* Provided data:
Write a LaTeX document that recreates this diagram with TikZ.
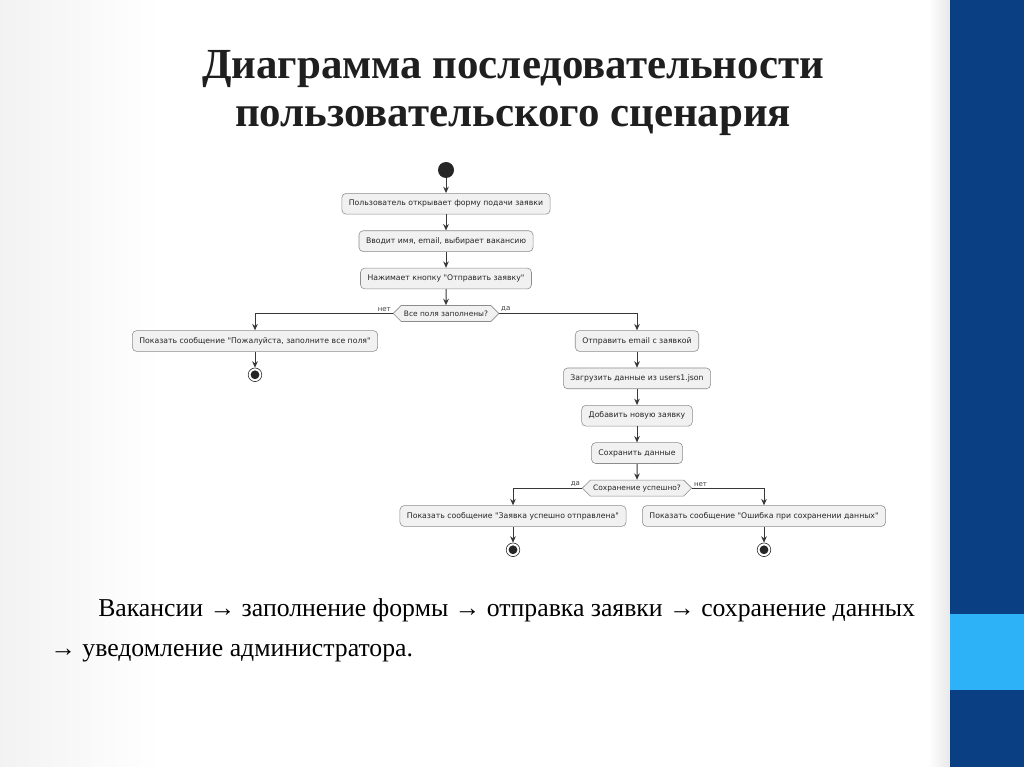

--

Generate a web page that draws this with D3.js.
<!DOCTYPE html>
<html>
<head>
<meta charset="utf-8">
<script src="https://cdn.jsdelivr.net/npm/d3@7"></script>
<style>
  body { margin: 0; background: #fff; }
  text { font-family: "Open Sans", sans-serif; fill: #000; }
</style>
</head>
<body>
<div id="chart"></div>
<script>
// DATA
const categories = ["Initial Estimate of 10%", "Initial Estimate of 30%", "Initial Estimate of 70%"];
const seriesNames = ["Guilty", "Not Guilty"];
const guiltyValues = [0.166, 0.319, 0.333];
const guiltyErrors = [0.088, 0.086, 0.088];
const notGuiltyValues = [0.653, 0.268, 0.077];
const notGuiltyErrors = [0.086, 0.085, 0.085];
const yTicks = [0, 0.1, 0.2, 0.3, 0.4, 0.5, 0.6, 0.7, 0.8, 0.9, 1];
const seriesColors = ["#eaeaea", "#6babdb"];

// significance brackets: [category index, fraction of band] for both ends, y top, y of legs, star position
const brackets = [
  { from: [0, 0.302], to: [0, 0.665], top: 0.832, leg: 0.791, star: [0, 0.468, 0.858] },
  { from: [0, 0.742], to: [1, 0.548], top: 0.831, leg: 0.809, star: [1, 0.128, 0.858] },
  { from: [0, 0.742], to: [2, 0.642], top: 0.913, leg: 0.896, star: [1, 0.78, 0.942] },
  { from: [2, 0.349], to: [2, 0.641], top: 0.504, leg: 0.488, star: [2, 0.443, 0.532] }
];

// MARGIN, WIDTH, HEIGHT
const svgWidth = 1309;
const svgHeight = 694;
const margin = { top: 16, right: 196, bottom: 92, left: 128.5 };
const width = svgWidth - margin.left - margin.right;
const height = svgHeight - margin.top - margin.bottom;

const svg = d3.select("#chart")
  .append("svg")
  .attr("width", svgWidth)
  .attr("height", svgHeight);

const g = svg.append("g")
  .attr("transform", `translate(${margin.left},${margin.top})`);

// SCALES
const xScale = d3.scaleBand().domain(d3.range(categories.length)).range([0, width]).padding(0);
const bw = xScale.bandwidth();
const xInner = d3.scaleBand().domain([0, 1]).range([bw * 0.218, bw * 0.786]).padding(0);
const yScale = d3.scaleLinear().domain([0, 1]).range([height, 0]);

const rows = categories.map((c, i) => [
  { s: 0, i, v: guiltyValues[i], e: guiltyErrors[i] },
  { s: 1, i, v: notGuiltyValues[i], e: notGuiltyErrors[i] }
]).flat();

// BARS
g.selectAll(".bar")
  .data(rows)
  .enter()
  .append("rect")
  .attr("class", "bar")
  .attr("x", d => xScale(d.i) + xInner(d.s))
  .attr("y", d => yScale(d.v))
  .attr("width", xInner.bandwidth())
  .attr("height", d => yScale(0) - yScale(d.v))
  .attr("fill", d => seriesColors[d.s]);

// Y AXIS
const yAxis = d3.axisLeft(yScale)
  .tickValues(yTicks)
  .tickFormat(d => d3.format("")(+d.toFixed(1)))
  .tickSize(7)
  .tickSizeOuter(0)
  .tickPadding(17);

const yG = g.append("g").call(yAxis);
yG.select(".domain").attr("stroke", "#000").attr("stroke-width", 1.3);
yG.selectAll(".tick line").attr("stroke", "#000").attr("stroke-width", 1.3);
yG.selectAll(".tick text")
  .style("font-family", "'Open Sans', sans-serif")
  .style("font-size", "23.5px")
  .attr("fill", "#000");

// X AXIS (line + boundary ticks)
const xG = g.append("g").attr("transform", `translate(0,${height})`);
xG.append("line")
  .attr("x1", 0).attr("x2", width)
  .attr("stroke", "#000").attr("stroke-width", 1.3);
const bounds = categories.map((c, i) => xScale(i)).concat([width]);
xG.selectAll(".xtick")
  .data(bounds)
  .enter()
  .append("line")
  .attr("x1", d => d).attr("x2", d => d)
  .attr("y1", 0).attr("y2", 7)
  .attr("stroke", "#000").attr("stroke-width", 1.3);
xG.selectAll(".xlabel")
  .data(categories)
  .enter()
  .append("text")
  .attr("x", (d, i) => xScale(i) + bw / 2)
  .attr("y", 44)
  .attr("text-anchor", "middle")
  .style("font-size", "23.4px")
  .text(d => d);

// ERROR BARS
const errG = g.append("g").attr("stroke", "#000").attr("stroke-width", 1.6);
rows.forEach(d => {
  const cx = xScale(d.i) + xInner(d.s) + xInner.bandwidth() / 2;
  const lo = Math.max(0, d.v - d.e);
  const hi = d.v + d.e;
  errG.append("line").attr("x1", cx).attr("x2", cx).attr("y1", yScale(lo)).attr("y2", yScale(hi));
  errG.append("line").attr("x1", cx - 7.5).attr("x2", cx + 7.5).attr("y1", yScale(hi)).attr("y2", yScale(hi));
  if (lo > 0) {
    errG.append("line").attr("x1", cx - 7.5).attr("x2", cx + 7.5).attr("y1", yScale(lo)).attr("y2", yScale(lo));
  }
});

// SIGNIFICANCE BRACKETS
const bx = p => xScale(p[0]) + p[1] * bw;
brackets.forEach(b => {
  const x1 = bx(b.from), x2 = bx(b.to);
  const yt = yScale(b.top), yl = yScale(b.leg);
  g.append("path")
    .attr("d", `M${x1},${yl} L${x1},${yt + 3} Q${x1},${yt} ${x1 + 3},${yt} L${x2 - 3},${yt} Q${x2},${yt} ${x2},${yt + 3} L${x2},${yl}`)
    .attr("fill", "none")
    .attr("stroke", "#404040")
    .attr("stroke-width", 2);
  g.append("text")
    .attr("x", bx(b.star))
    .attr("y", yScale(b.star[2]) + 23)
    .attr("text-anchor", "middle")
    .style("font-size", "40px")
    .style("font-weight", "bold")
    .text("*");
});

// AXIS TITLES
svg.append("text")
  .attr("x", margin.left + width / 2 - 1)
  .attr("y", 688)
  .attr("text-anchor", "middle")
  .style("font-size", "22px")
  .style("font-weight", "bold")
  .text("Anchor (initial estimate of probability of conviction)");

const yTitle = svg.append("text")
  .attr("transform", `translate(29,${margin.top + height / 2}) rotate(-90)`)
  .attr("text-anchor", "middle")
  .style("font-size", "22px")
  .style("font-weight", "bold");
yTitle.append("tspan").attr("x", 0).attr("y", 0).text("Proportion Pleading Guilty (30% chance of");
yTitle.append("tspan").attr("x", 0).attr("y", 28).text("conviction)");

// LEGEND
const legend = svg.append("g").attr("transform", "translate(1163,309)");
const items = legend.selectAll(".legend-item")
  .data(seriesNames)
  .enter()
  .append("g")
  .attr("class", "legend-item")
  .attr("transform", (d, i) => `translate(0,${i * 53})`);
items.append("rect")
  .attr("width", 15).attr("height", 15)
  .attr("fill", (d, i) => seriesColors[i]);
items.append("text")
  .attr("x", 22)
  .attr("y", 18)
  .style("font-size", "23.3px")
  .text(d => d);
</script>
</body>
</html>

* * *

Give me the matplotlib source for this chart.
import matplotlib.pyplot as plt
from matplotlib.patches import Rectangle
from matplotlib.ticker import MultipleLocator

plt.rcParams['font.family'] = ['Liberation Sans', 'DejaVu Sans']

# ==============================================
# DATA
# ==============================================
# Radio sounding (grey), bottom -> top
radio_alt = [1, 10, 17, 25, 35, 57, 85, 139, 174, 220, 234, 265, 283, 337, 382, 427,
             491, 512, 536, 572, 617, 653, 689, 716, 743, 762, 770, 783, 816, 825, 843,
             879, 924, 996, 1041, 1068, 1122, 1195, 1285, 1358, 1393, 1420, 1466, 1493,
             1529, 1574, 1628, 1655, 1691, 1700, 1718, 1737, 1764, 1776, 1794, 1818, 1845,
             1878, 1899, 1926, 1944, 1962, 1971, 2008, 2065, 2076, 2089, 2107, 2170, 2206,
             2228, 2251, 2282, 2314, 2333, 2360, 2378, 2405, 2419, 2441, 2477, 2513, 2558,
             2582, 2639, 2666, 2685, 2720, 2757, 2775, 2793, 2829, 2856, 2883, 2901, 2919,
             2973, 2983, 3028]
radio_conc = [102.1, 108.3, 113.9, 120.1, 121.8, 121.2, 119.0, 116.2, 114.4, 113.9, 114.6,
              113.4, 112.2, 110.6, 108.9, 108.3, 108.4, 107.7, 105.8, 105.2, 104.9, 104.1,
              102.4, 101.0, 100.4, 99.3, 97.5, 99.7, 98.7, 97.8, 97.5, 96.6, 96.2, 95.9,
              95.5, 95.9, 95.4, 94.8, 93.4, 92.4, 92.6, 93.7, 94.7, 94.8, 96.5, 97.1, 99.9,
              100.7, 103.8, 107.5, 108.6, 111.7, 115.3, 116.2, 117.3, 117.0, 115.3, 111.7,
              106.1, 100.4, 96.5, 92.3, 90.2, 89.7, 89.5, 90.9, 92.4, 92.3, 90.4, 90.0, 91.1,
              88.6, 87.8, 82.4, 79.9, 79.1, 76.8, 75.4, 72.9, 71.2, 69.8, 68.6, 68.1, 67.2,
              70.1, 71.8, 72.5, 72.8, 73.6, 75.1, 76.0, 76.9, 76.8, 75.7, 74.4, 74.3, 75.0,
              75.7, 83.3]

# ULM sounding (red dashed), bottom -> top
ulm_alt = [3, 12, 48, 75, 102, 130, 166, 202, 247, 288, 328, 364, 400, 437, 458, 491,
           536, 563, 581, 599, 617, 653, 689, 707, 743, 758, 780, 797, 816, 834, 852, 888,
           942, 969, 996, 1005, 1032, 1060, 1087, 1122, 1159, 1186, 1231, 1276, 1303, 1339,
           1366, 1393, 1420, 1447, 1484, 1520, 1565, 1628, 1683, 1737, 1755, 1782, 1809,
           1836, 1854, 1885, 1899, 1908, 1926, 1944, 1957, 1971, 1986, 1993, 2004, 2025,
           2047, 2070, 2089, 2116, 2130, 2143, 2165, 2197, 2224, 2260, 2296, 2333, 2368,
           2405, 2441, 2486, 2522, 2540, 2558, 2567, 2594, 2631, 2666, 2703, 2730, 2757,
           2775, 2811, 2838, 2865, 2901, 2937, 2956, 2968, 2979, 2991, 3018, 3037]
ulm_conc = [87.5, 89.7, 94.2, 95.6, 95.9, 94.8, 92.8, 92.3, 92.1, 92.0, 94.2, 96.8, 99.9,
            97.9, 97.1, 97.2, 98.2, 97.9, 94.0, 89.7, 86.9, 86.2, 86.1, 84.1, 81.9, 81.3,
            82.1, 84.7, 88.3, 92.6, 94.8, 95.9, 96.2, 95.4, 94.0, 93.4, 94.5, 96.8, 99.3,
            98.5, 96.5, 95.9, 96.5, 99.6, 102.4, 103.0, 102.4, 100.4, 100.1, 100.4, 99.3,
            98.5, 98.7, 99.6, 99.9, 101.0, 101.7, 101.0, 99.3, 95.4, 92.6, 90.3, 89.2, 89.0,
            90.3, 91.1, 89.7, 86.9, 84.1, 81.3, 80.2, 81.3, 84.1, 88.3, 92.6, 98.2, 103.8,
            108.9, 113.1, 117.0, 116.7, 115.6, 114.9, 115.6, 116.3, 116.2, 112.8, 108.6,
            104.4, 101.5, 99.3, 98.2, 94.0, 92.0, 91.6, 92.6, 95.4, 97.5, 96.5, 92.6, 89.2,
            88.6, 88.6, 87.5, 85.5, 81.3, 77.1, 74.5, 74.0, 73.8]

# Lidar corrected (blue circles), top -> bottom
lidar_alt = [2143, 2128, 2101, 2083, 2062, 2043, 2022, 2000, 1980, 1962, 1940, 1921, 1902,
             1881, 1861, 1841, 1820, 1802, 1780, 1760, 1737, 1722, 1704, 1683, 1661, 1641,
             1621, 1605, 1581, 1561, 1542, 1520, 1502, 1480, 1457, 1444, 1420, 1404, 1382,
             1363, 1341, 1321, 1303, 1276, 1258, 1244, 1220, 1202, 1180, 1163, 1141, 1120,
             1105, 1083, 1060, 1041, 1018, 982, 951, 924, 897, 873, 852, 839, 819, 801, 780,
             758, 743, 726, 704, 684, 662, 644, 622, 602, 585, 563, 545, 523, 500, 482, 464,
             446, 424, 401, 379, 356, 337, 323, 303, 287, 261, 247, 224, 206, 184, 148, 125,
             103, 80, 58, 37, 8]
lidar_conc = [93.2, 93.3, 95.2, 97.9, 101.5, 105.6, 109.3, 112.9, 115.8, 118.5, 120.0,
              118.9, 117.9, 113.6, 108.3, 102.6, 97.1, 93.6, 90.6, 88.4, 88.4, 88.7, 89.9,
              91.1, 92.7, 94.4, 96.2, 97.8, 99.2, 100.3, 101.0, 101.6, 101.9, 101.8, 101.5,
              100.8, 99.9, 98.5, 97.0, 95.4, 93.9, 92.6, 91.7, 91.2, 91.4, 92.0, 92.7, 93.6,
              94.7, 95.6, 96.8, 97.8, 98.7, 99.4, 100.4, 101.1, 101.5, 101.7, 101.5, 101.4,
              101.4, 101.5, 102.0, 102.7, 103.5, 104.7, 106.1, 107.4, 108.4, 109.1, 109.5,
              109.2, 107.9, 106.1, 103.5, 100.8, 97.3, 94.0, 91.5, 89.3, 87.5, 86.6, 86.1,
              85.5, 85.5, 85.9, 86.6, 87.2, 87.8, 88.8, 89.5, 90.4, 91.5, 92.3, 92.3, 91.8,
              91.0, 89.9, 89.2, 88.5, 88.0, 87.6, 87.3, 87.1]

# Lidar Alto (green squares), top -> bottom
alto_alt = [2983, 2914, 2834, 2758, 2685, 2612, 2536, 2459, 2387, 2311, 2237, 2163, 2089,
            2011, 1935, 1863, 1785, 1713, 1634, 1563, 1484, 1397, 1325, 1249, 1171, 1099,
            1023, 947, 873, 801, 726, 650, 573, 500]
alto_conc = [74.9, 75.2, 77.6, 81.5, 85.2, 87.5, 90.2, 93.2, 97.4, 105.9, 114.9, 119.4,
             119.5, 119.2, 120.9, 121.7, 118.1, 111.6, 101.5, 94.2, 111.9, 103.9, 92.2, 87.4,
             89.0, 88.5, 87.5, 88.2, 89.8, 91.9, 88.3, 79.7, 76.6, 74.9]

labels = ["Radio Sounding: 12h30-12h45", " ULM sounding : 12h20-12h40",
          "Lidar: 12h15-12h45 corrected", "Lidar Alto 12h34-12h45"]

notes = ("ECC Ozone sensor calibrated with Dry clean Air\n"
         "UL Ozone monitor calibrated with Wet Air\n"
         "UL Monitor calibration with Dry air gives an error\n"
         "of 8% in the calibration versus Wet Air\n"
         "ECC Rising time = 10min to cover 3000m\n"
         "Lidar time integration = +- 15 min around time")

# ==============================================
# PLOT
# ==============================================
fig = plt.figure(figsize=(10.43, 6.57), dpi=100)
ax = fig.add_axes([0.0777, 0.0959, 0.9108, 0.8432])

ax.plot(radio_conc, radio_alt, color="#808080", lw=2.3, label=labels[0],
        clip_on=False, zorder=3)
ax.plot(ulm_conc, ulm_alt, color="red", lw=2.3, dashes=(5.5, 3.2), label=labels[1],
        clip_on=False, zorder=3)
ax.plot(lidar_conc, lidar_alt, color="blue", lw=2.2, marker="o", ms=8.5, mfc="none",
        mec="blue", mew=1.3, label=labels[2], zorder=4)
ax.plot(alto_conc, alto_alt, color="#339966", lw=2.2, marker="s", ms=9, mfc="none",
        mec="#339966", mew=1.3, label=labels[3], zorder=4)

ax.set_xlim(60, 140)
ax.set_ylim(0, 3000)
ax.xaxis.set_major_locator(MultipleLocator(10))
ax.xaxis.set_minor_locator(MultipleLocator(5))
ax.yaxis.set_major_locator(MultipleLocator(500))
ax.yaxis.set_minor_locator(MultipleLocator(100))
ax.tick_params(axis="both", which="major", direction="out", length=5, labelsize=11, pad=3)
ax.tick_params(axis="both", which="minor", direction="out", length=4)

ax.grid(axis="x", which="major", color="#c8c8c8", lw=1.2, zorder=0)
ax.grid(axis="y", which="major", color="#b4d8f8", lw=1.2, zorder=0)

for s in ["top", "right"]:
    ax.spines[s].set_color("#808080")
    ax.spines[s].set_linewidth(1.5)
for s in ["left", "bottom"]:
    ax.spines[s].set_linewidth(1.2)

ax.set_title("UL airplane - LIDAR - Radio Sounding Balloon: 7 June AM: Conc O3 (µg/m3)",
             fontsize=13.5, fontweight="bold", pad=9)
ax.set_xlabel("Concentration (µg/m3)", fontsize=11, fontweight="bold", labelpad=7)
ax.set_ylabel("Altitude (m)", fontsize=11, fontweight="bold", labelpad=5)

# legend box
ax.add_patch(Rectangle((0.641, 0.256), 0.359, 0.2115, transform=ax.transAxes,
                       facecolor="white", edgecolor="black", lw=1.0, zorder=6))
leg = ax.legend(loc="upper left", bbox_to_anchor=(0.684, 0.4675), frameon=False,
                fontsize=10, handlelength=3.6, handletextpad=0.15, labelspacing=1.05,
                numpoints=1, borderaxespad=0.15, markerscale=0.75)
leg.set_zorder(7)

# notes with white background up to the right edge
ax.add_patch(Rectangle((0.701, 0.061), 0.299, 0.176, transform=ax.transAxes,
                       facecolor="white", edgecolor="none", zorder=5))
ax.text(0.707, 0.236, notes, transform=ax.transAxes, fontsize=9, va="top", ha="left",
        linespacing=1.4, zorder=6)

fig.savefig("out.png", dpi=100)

* Written problem:
Lines that hold "with" are the ones to copy; find all of them.

* Completed task:
Write a LaTeX document that recreates this diagram with TikZ.
Generate a web page that draws this with D3.js.
notes = ("ECC Ozone sensor calibrated with Dry clean Air\n"
         "UL Ozone monitor calibrated with Wet Air\n"
         "UL Monitor calibration with Dry air gives an error\n"
# notes with white background up to the right edge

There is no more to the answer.